Tout comme l'un de mes éclaireurs, Orca est l'un des premiers films à avoir marqué mon enfance. L'image de l'embryon sur le pont du bateau, les cris déchirants de l'orque ou la séquence de la maison qui s'enfonce dans les eaux froides du port, tout cela s'est imprimé de manière indélébile en ma mémoire.
Le film, très bon, n'a pas trop vieilli. Lancé un an ou deux après Les Dents de la Mer pour profiter de l'écume de son succès, le métrage se démarque assez largement de son modèle en insufflant des sentiments humains à son animal titre. Le trauma pivot du film permet d'unir intimement Nolan et sa némésis comme les deux faces d'une même pièce dans ce qu'ils font subir l'un à l'autre ; trauma étrangement similaire pour le pêcheur et l'orque.

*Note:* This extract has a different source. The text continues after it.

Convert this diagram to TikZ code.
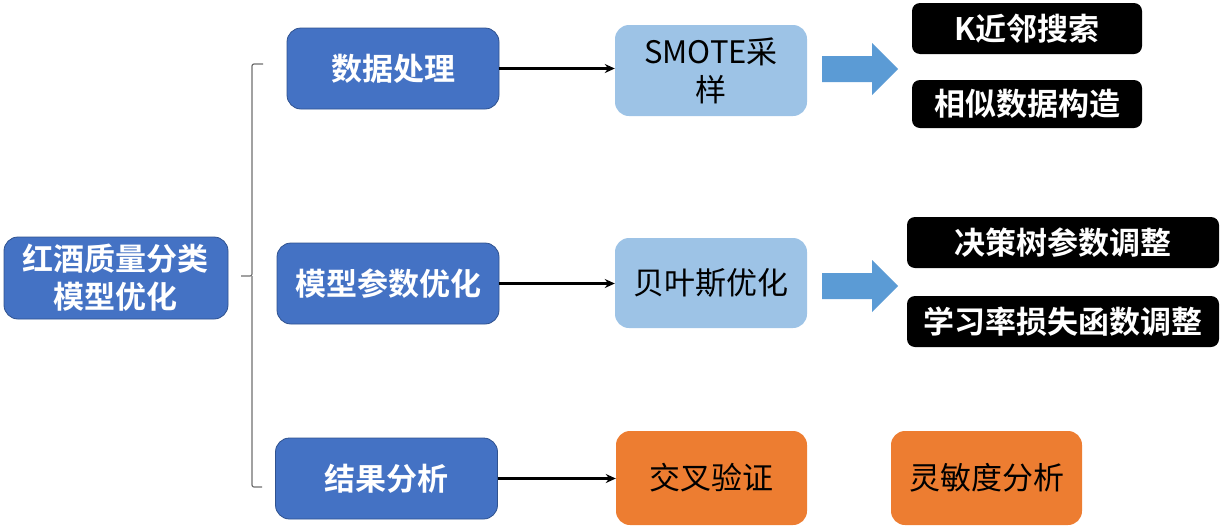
\documentclass[tikz,border=0pt]{standalone}
\usepackage{fontspec}
\usetikzlibrary{arrows.meta}
\newfontfamily\cjk{Noto Sans CJK SC}
\newfontfamily\cjkb{Noto Sans CJK SC Bold}
\definecolor{mblue}{HTML}{4472C4}
\definecolor{mborder}{HTML}{2F528F}
\definecolor{lblue}{HTML}{9DC3E6}
\definecolor{aroblue}{HTML}{5B9BD5}
\definecolor{morange}{HTML}{ED7D31}
\definecolor{brgray}{HTML}{6F6F6F}
\begin{document}
\begin{tikzpicture}[x=1pt,y=1pt,
  base/.style={inner sep=0pt, align=center},
  bluebox/.style={base, fill=mblue, draw=mborder, line width=0.8pt, rounded corners=14pt, text=white, font=\cjkb\fontsize{31}{38}\selectfont},
  lbbox/.style={base, fill=lblue, rounded corners=14pt, text=black, font=\cjk\fontsize{31}{38}\selectfont},
  orbox/.style={base, fill=morange, rounded corners=14pt, text=black, font=\cjk\fontsize{31}{38}\selectfont},
  blkbox/.style={base, fill=black, rounded corners=8pt, text=white, font=\cjkb\fontsize{31}{38}\selectfont},
  conn/.style={-{Stealth[length=10pt,width=9pt]}, line width=3pt, black},
  blockarrow/.style={fill=aroblue},
  bracket/.style={draw=brgray, line width=1.2pt, rounded corners=2pt}
]
\useasboundingbox (0,0) rectangle (1227,-528);

\node[bluebox, minimum width=224pt, minimum height=82pt] (root) at (116,-278) {红酒质量分类\\模型优化};
\node[bluebox, minimum width=212pt, minimum height=81pt] (dp) at (393,-68.5) {数据处理};
\node[bluebox, minimum width=222pt, minimum height=81pt] (mp) at (388,-283.5) {模型参数优化};
\node[bluebox, minimum width=222pt, minimum height=81pt] (ra) at (386.5,-478.5) {结果分析};

\node[lbbox, minimum width=192pt, minimum height=91pt] (smote) at (711,-70.5) {SMOTE采\\样};
\node[lbbox, minimum width=192pt, minimum height=90pt] (bayes) at (711,-283) {贝叶斯优化};
\node[orbox, minimum width=191pt, minimum height=94pt] (cv) at (711.5,-478) {交叉验证};
\node[orbox, minimum width=191pt, minimum height=94pt] (sa) at (986.5,-478) {灵敏度分析};

\node[blkbox, minimum width=230pt, minimum height=51pt] (knn) at (1027,-28.5) {K近邻搜索};
\node[blkbox, minimum width=230pt, minimum height=48pt] (sim) at (1027,-104) {相似数据构造};
\node[blkbox, minimum width=312pt, minimum height=51pt] (dt) at (1063,-242.5) {决策树参数调整};
\node[blkbox, minimum width=312pt, minimum height=51pt] (lr) at (1063,-321.5) {学习率损失函数调整};

\draw[conn] (dp.east) -- (dp.east -| smote.west);
\draw[conn] (mp.east) -- (mp.east -| bayes.west);
\draw[conn] (ra.east) -- (ra.east -| cv.west);

% block arrows
\fill[blockarrow] (822,-56) -- (872,-56) -- (872,-43) -- (898,-69) -- (872,-95) -- (872,-82) -- (822,-82) -- cycle;
\fill[blockarrow] (822,-273) -- (872,-273) -- (872,-260) -- (898,-286) -- (872,-312) -- (872,-299) -- (822,-299) -- cycle;

% bracket
\coordinate (btop) at (263,-64);
\coordinate (bmid) at (252,-276);
\coordinate (btip) at (241,-276);
\coordinate (bbot) at (262,-487);
\draw[bracket] (btop) -| (bmid) -- (btip);
\draw[bracket] (bmid) |- (bbot);
\end{tikzpicture}
\end{document}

Si parfois les actes de vengeance de l'épaulard peuvent apparaître too much, le film installe cependant une vraie tension en le figurant en train de rôder, telle une menace lourde et invisible, aux alentours du port. Cette tension se manifeste aussi via la réaction de vif rejet des habitants du village, accusant Nolan d'avoir abattu le malheur sur eux, mêlant à la réalité la manifestation de superstitions d'un autre âge.
Quant au final, intense et inéluctable, il anime l'orque, dans un jeu du chat et de la souris pervers, de sentiments terriblement humains : la colère et le désir de revanche.